Make an exact copy, from the records below, of the lines from the line containing "Recreate this image" to the line containing "from matplotlib.lines import Line2D", both lines included, excluding pictures.

-- start RAW DATA --

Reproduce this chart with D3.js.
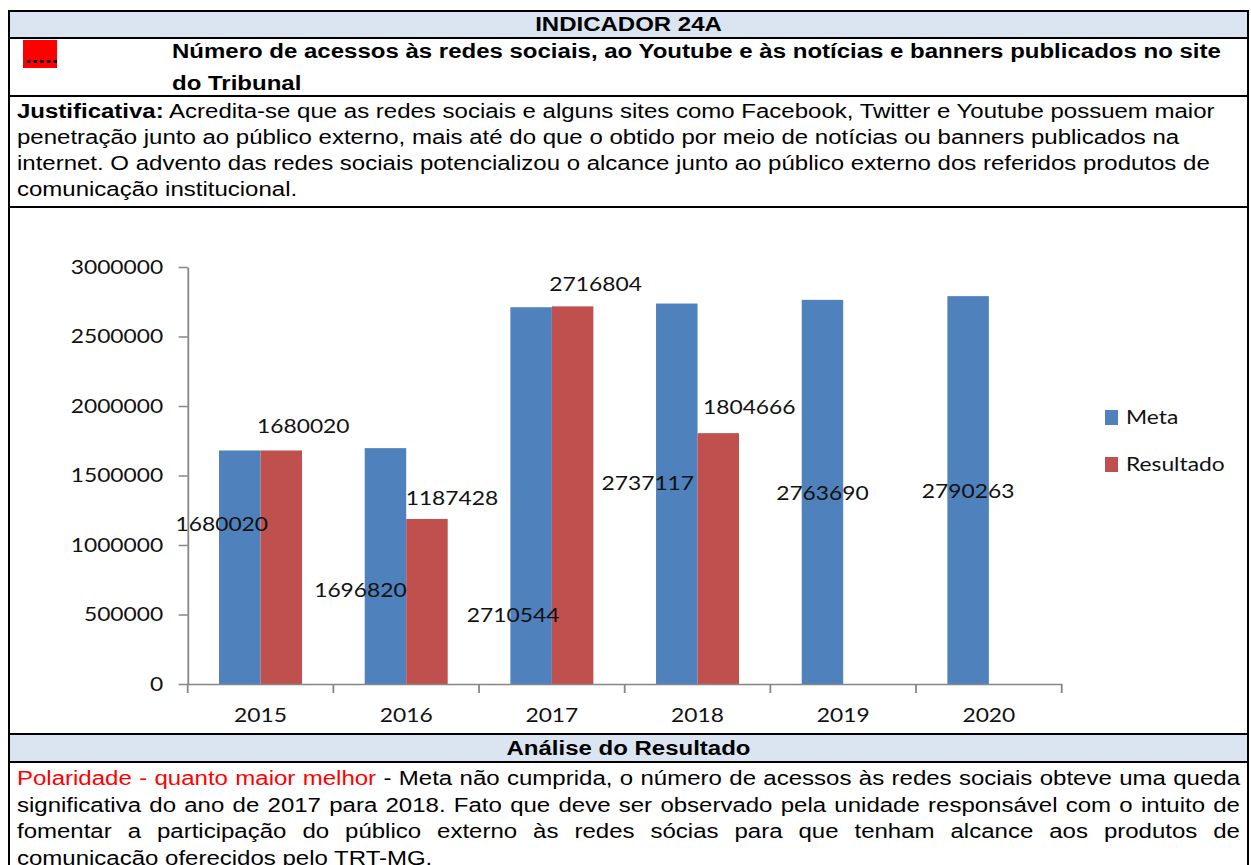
<!DOCTYPE html>
<html>
<head>
<meta charset="utf-8">
<title>Indicador 24A</title>
<style>
  body { margin: 0; background: #fff; overflow: hidden; }
  #page {
    position: absolute; left: 0; top: 0; height: 865px;
    transform-origin: 0 0; overflow: hidden;
    font-family: "Liberation Sans", Arial, sans-serif; font-size: 20px; color: #000;
  }
  .txt { position: absolute; white-space: nowrap; }
  .bold { font-weight: bold; }
  .chart text { font-family: Lato, "Open Sans", sans-serif; font-size: 19px; fill: #111; }
</style>
</head>
<body>
<div id="page"></div>

<script src="https://cdn.jsdelivr.net/npm/d3@7"></script>
<script>

    // the scanned page is stretched sideways, so x is drawn squeezed and scaled back
    var K = 1.2;
    function sx(v) { return v / K; }

    var years = ["2015", "2016", "2017", "2018", "2019", "2020"];
    var seriesNames = ["Meta", "Resultado"];
    var meta = [1680020, 1696820, 2710544, 2737117, 2763690, 2790263];
    var resultado = [1680020, 1187428, 2716804, 1804666, null, null];
    var yTicks = [0, 500000, 1000000, 1500000, 2000000, 2500000, 3000000];

    var titleLines = [
        "Número de acessos às redes sociais, ao Youtube e às notícias e banners publicados no site",
        "do Tribunal"
    ];
    var justLines = [
        "<b>Justificativa:</b> Acredita-se que as redes sociais e alguns sites como Facebook, Twitter e Youtube possuem maior",
        "penetração junto ao público externo, mais até do que o obtido por meio de notícias ou banners publicados na",
        "internet. O advento das redes sociais potencializou o alcance junto ao público externo dos referidos produtos de",
        "comunicação institucional."
    ];
    var analiseLines = [
        "<span style='color:#ff0000'>Polaridade - quanto maior melhor</span> - Meta não cumprida, o número de acessos às redes sociais obteve uma queda",
        "significativa do ano de 2017 para 2018. Fato que deve ser observado pela unidade responsável com o intuito de",
        "fomentar a participação do público externo às redes sócias para que tenham alcance aos produtos de",
        "comunicação oferecidos pelo TRT-MG."
    ];

    // hand-dragged label offsets from the original (screen px)
    // meta: from the middle of the bar, resultado: from the top of the bar
    var metaNudge = [[-18, -43], [-25, 24], [-18, 120], [-29, -10], [0, 1], [0, 1]];
    var resNudge = [[22, -24], [25, -21], [23, -22], [31, -26], [0, 0], [0, 0]];

    var blue = "#4f81bd", red = "#c0504d", axisGrey = "#868686", headFill = "#dbe5f1";

    var page = d3.select("#page")
        .style("width", sx(1251) + "px")
        .style("transform", "scaleX(" + K + ")");

    var svg = page.append("svg")
        .attr("width", sx(1251))
        .attr("height", 865)
        .style("position", "absolute")
        .style("left", 0).style("top", 0);

    // table fills and rules
    svg.append("rect").attr("x", sx(9)).attr("y", 11).attr("width", sx(1239)).attr("height", 27).attr("fill", headFill);
    svg.append("rect").attr("x", sx(9)).attr("y", 734).attr("width", sx(1239)).attr("height", 28).attr("fill", headFill);

    [11, 38, 96, 207, 734, 762].forEach(function(yy) {
        svg.append("line")
            .attr("x1", sx(8)).attr("x2", sx(1249))
            .attr("y1", yy).attr("y2", yy)
            .attr("stroke", "#000").attr("stroke-width", 2);
    });
    [9, 1248].forEach(function(xx) {
        svg.append("line")
            .attr("x1", sx(xx)).attr("x2", sx(xx))
            .attr("y1", 10).attr("y2", 866)
            .attr("stroke", "#000").attr("stroke-width", 2 / K);
    });

    // red marker box
    svg.append("rect").attr("x", sx(23)).attr("y", 40).attr("width", sx(34)).attr("height", 28).attr("fill", "#ff0000");
    svg.append("text").attr("x", sx(25)).attr("y", 63)
        .attr("font-family", "Liberation Sans, Arial, sans-serif").attr("font-weight", "bold").attr("font-size", 20)
        .text(".....");

    // text rows
    page.append("div").attr("class", "txt bold")
        .style("left", sx(9) + "px").style("width", sx(1239) + "px")
        .style("top", "11px").style("line-height", "27px").style("text-align", "center")
        .text("INDICADOR 24A");

    page.append("div").attr("class", "txt bold")
        .style("left", sx(172) + "px").style("top", "35px").style("line-height", "32px")
        .html(titleLines.join("<br>"));

    page.append("div").attr("class", "txt")
        .style("left", sx(17) + "px").style("top", "98px").style("line-height", "26px")
        .html(justLines.join("<br>"));

    page.append("div").attr("class", "txt bold")
        .style("left", sx(9) + "px").style("width", sx(1239) + "px")
        .style("top", "734px").style("line-height", "28px").style("text-align", "center")
        .text("Análise do Resultado");

    // justified paragraph: stretch the word gaps by hand
    analiseLines.forEach(function(l, i) {
        var d = page.append("div").attr("class", "txt")
            .style("left", sx(17) + "px").style("top", (765 + i * 26.5) + "px")
            .style("line-height", "26px")
            .html(l);
        if (i < analiseLines.length - 1) {
            var w = d.node().getBoundingClientRect().width / K;
            var gaps = d.node().textContent.split(" ").length - 1;
            d.style("word-spacing", ((sx(1223) - w) / gaps) + "px");
        }
    });

    // chart
    var chart = svg.append("g").attr("class", "chart");

    var y = d3.scaleLinear().domain([0, 3000000]).range([684, 267]);
    var x0 = d3.scaleBand().domain(years).range([sx(187.7), sx(1061.7)]);
    var x1 = d3.scaleBand().domain(seriesNames).range([0, x0.bandwidth()]).paddingOuter(0.755);

    var rows = years.map(function(yr, i) {
        return { year: yr, i: i, values: [
            { key: "Meta", v: meta[i] },
            { key: "Resultado", v: resultado[i] }
        ]};
    });

    var groups = chart.selectAll(".year")
        .data(rows)
        .enter().append("g")
        .attr("class", "year")
        .attr("transform", function(d) { return "translate(" + x0(d.year) + ",0)"; });

    groups.selectAll("rect")
        .data(function(d) { return d.values.filter(function(v) { return v.v != null; }); })
        .enter().append("rect")
        .attr("x", function(d) { return x1(d.key); })
        .attr("width", x1.bandwidth())
        .attr("y", function(d) { return y(d.v); })
        .attr("height", function(d) { return y(0) - y(d.v); })
        .attr("fill", function(d) { return d.key === "Meta" ? blue : red; });

    var yAxis = d3.axisLeft(y)
        .tickValues(yTicks)
        .tickSize(sx(9))
        .tickSizeOuter(0)
        .tickPadding(sx(15.5))
        .tickFormat(d3.format("d"));

    var gy = chart.append("g")
        .attr("transform", "translate(" + sx(187.7) + ",0)")
        .call(yAxis);

    var xAxis = d3.axisBottom(x0).tickSize(0).tickSizeOuter(0).tickPadding(25);
    var gx = chart.append("g")
        .attr("transform", "translate(0,684)")
        .call(xAxis);

    // excel puts the ticks between categories
    gx.selectAll(".bound")
        .data(d3.range(years.length + 1))
        .enter().append("line")
        .attr("class", "bound")
        .attr("x1", function(i) { return sx(187.7) + i * x0.step(); })
        .attr("x2", function(i) { return sx(187.7) + i * x0.step(); })
        .attr("y1", 0).attr("y2", 9)
        .attr("stroke", axisGrey).attr("stroke-width", 1.5);

    [gx, gy].forEach(function(g) {
        g.select(".domain").attr("stroke", axisGrey).attr("stroke-width", 1.5);
        g.selectAll(".tick line").attr("stroke", axisGrey).attr("stroke-width", 1.5);
        g.selectAll("text").attr("fill", "#111").attr("font-family", null).attr("font-size", null);
    });

    // data labels
    rows.forEach(function(d) {
        var i = d.i;
        var cxM = x0(d.year) + x1("Meta") + x1.bandwidth() / 2;
        chart.append("text")
            .attr("x", cxM + sx(metaNudge[i][0]))
            .attr("y", (y(meta[i]) + y(0)) / 2 + metaNudge[i][1])
            .attr("dy", "0.35em")
            .attr("text-anchor", "middle")
            .text(meta[i]);

        if (resultado[i] != null) {
            var cxR = x0(d.year) + x1("Resultado") + x1.bandwidth() / 2;
            chart.append("text")
                .attr("x", cxR + sx(resNudge[i][0]))
                .attr("y", y(resultado[i]) + resNudge[i][1])
                .attr("dy", "0.35em")
                .attr("text-anchor", "middle")
                .text(resultado[i]);
        }
    });

    // legend
    var legend = chart.append("g");
    seriesNames.forEach(function(name, i) {
        var row = legend.append("g")
            .attr("transform", "translate(" + sx(1105) + "," + (410 + i * 47) + ")");
        row.append("rect")
            .attr("width", sx(13)).attr("height", 15)
            .attr("fill", name === "Meta" ? blue : red);
        row.append("text")
            .attr("x", sx(21)).attr("y", 7.5).attr("dy", "0.35em")
            .text(name);
    });

</script>
</body>
</html>
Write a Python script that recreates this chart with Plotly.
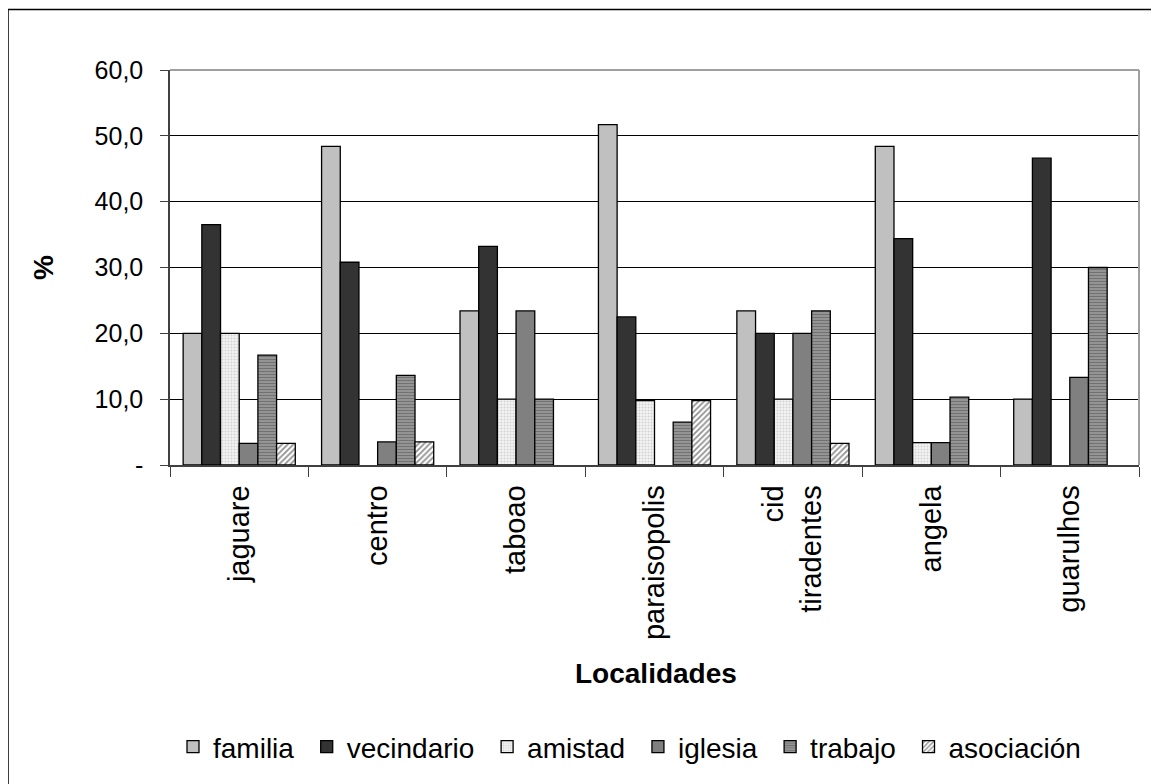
import plotly.graph_objects as go

categories = ["jaguare", "centro", "taboao", "paraisopolis", "cid<br>tiradentes", "angela", "guarulhos"]
familia    = [20.0, 48.4, 23.4, 51.7, 23.4, 48.4, 10.0]
vecindario = [36.5, 30.8, 33.2, 22.5, 20.0, 34.4, 46.6]
amistad    = [20.0, 0.0, 10.0, 9.8, 10.0, 3.4, 0.0]
iglesia    = [3.3, 3.5, 23.4, 0.0, 20.0, 3.4, 13.3]
trabajo    = [16.7, 13.6, 10.0, 6.5, 23.4, 10.3, 30.0]
asociacion = [3.3, 3.5, 0.0, 9.8, 3.3, 0.0, 0.0]

y_tickvals = [0, 10, 20, 30, 40, 50, 60]
y_ticktext = ["-", "10,0", "20,0", "30,0", "40,0", "50,0", "60,0"]

series = [
    ("familia", familia, dict(color="#C0C0C0")),
    ("vecindario", vecindario, dict(color="#333333")),
    ("amistad", amistad, dict(color="#FFFFFF", pattern=dict(shape=".", fgcolor="#B0B0B0", bgcolor="#F4F4F4", size=3, solidity=0.35))),
    ("iglesia", iglesia, dict(color="#808080")),
    ("trabajo", trabajo, dict(color="#808080", pattern=dict(shape="-", fgcolor="#4A4A4A", bgcolor="#9A9A9A", size=3, solidity=0.45))),
    ("asociación", asociacion, dict(color="#FFFFFF", pattern=dict(shape="/", fgcolor="#222222", bgcolor="#FFFFFF", size=4, solidity=0.45))),
]

fig = go.Figure()
for i, (name, vals, mk) in enumerate(series):
    mk = dict(mk)
    mk["line"] = dict(color="#000000", width=1.3)
    label = name + ("\u00a0" if i < len(series) - 1 else "")
    fig.add_trace(go.Bar(name=label, x=categories, y=[v if v else None for v in vals], marker=mk))

# page body adds an 8px offset; work in reference pixel coords and shift
OFF = 8
W, H = 1159 - OFF, 784 - OFF
L, R, T, B = 170 - OFF, 1139 - OFF, 70 - OFF, 465 - OFF
pw, ph = R - L, B - T

def px(x):
    return (x - OFF - L) / pw

def py(y):
    return (B - (y - OFF)) / ph

FONT = "Liberation Sans, Arial, sans-serif"

fig.update_layout(
    width=W, height=H,
    margin=dict(l=L, r=W - R, t=T, b=H - B),
    paper_bgcolor="white", plot_bgcolor="white",
    barmode="group", bargap=0.19, bargroupgap=0.0,
    font=dict(family=FONT, color="#000000", size=25),
    showlegend=True,
    legend=dict(orientation="h", x=px(173), xanchor="left", y=py(747), yanchor="middle",
                font=dict(size=28), itemwidth=30, tracegroupgap=0,
                bgcolor="rgba(0,0,0,0)"),
    xaxis=dict(type="category", tickson="boundaries", ticks="outside", ticklen=10,
               tickcolor="#404040", showline=True, linecolor="#404040", linewidth=1.5,
               tickangle=-90, tickfont=dict(size=29), showgrid=False,
               ticklabelstandoff=7),
    yaxis=dict(range=[0, 60], tickvals=y_tickvals, ticktext=y_ticktext,
               ticks="outside", ticklen=8, tickcolor="#404040",
               showline=True, linecolor="#404040", linewidth=1.5,
               showgrid=True, gridcolor="#000000", gridwidth=1,
               tickfont=dict(size=25), zeroline=False, ticklabelstandoff=12),
    shapes=[
        dict(type="line", xref="paper", yref="paper", x0=0, x1=1, y0=1, y1=1,
             line=dict(color="#A0A0A0", width=2)),
        dict(type="line", xref="paper", yref="paper", x0=1, x1=1, y0=0, y1=1,
             line=dict(color="#A0A0A0", width=2)),
        dict(type="rect", xref="paper", yref="paper", x0=px(8), x1=px(1170), y0=py(800), y1=py(9.5),
             line=dict(color="#000000", width=1.5), fillcolor="rgba(0,0,0,0)", layer="below"),
    ],
    annotations=[
        dict(text="<b>%</b>", xref="paper", yref="paper", x=px(43), y=py(268), showarrow=False,
             xanchor="center", yanchor="middle", textangle=-90, font=dict(size=28)),
        dict(text="<b>Localidades</b>", xref="paper", yref="paper", x=px(656), y=py(673), showarrow=False,
             xanchor="center", yanchor="middle", font=dict(size=28)),
    ],
)

fig.write_html("out.html")
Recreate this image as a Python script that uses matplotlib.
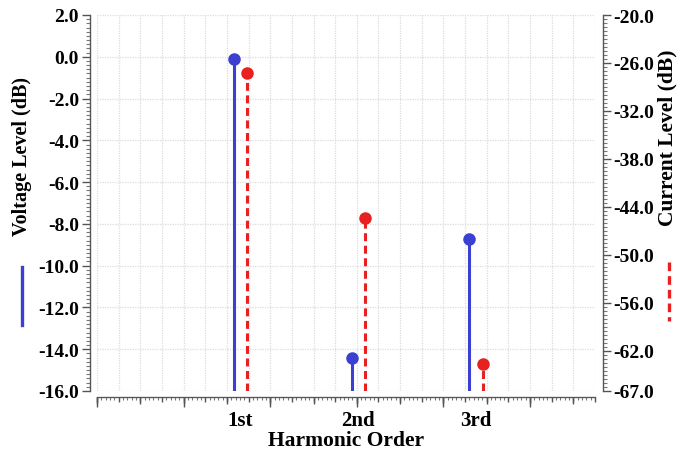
import matplotlib
matplotlib.use("Agg")
import matplotlib.pyplot as plt
from matplotlib.ticker import MultipleLocator, FixedLocator, FormatStrFormatter, NullFormatter
from matplotlib.lines import Line2D

# ---- data ----
categories = ["1st", "2nd", "3rd"]
voltage_db = [-0.1, -14.4, -8.7]
current_db = [-27.3, -45.4, -63.6]
voltage_ticks = [2.0, 0.0, -2.0, -4.0, -6.0, -8.0, -10.0, -12.0, -14.0, -16.0]
current_ticks = [-20.0, -26.0, -32.0, -38.0, -44.0, -50.0, -56.0, -62.0, -67.0]

# ---- layout / style ----
BLUE = "#3b40d0"
RED = "#e8201f"
FONT = "Liberation Serif"
x_first, x_step, x_off = 6.63, 5.44, 0.31
xlim = (0, 23)

W, H = 679, 456
fig = plt.figure(figsize=(W / 100, H / 100), dpi=100)
ax = fig.add_axes([97 / W, 1 - 392 / H, (595 - 97) / W, (392 - 16) / H])
ax.set_xlim(*xlim)
ax.set_ylim(voltage_ticks[-1], voltage_ticks[0])
ax2 = ax.twinx()
ax2.set_ylim(current_ticks[-1], current_ticks[0])

centers = [x_first + i * x_step for i in range(len(categories))]
xb = [c - x_off for c in centers]
xr = [c + x_off for c in centers]

# stems
ybot = voltage_ticks[-1]
for x, v in zip(xb, voltage_db):
    ax.plot([x, x], [ybot, v], color=BLUE, lw=2.2, solid_capstyle="butt", zorder=3)
ax.plot(xb, voltage_db, "o", color=BLUE, ms=8, zorder=4, clip_on=False)
cbot = current_ticks[-1]
for x, v in zip(xr, current_db):
    ax2.plot([x, x], [cbot, v], color=RED, lw=2.2, ls=(0, (2.6, 1.5)), zorder=3)
ax2.plot(xr, current_db, "o", color=RED, ms=8, zorder=4, clip_on=False)

# grid
grid_kw = dict(color="#dcdcdc", lw=0.9, ls=(0, (1, 1)))
ax.set_yticks(voltage_ticks)
ax.yaxis.set_major_formatter(FormatStrFormatter("%.1f"))
ax.yaxis.set_minor_locator(MultipleLocator(0.2))
ax.grid(True, axis="y", which="major", **grid_kw)
ax.xaxis.set_minor_locator(MultipleLocator(1))
ax.grid(True, axis="x", which="minor", **grid_kw)
ax.set_axisbelow(True)

# spines
for s in ["top", "right"]:
    ax.spines[s].set_visible(False)
for s in ["top", "left", "bottom"]:
    ax2.spines[s].set_visible(False)
ax.spines["left"].set_position(("outward", 5))
ax.spines["bottom"].set_visible(False)
ax2.spines["right"].set_position(("outward", 5.5))
for sp in [ax.spines["left"], ax2.spines["right"]]:
    sp.set_color("#555555")
    sp.set_linewidth(1.0)

tick_font = dict(family=FONT, weight="bold", size=14)
ax.tick_params(axis="y", which="major", length=6, width=1, color="#555555", pad=2)
ax.tick_params(axis="y", which="minor", length=3, width=0.8, color="#777777")
for lbl in ax.get_yticklabels():
    lbl.set(**tick_font)

ax2.set_yticks(current_ticks)
ax2.yaxis.set_major_formatter(FormatStrFormatter("%.1f"))
ax2.yaxis.set_minor_locator(MultipleLocator(0.5))
ax2.tick_params(axis="y", which="major", length=6, width=1, color="#555555", pad=2)
ax2.tick_params(axis="y", which="minor", length=3, width=0.8, color="#777777")
for lbl in ax2.get_yticklabels():
    lbl.set(**tick_font)

# category labels on main x axis
ax.set_xticks(centers)
ax.set_xticklabels(categories, family=FONT, weight="bold", size=15)
ax.tick_params(axis="x", which="both", length=0, pad=14)

# ruler on bottom (offset axis)
off = -6 / 376
for major, length, minor in [(4, 7, 0.2), (2, 5, None), (1, 3.5, None)]:
    sec = ax.secondary_xaxis(off)
    sec.xaxis.set_major_locator(MultipleLocator(major))
    sec.xaxis.set_major_formatter(NullFormatter())
    if minor:
        sec.xaxis.set_minor_locator(MultipleLocator(minor))
    else:
        sec.xaxis.set_minor_locator(FixedLocator([]))
    sec.tick_params(axis="x", which="major", length=length, width=1, color="#555555")
    sec.tick_params(axis="x", which="minor", length=2.2, width=0.8, color="#777777")
    sec.spines["bottom"].set_color("#555555")

ax.set_xlabel("Harmonic Order", family=FONT, weight="bold", size=15.5, labelpad=0)

# y labels with legend lines
fig.text(22 / W, 1 - 157 / H, "Voltage Level (dB)", rotation=90, ha="center", va="center",
         family=FONT, weight="bold", size=14.5)
fig.add_artist(Line2D([22 / W, 22 / W], [1 - 268 / H, 1 - 326 / H], color=BLUE, lw=2.4,
                      transform=fig.transFigure))
fig.text(667 / W, 1 - 138 / H, "Current Level (dB)", rotation=90, ha="center", va="center",
         family=FONT, weight="bold", size=15.5)
fig.add_artist(Line2D([669 / W, 669 / W], [1 - 263 / H, 1 - 322 / H], color=RED, lw=2.4,
                      ls=(0, (2.6, 1.5)), transform=fig.transFigure))

fig.savefig("out.png", dpi=100)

-- end RAW DATA --

§ ANSWER FOR THE TASK:
Recreate this image as a Python script that uses matplotlib.
import matplotlib
matplotlib.use("Agg")
import matplotlib.pyplot as plt
from matplotlib.ticker import MultipleLocator, FixedLocator, FormatStrFormatter, NullFormatter
from matplotlib.lines import Line2D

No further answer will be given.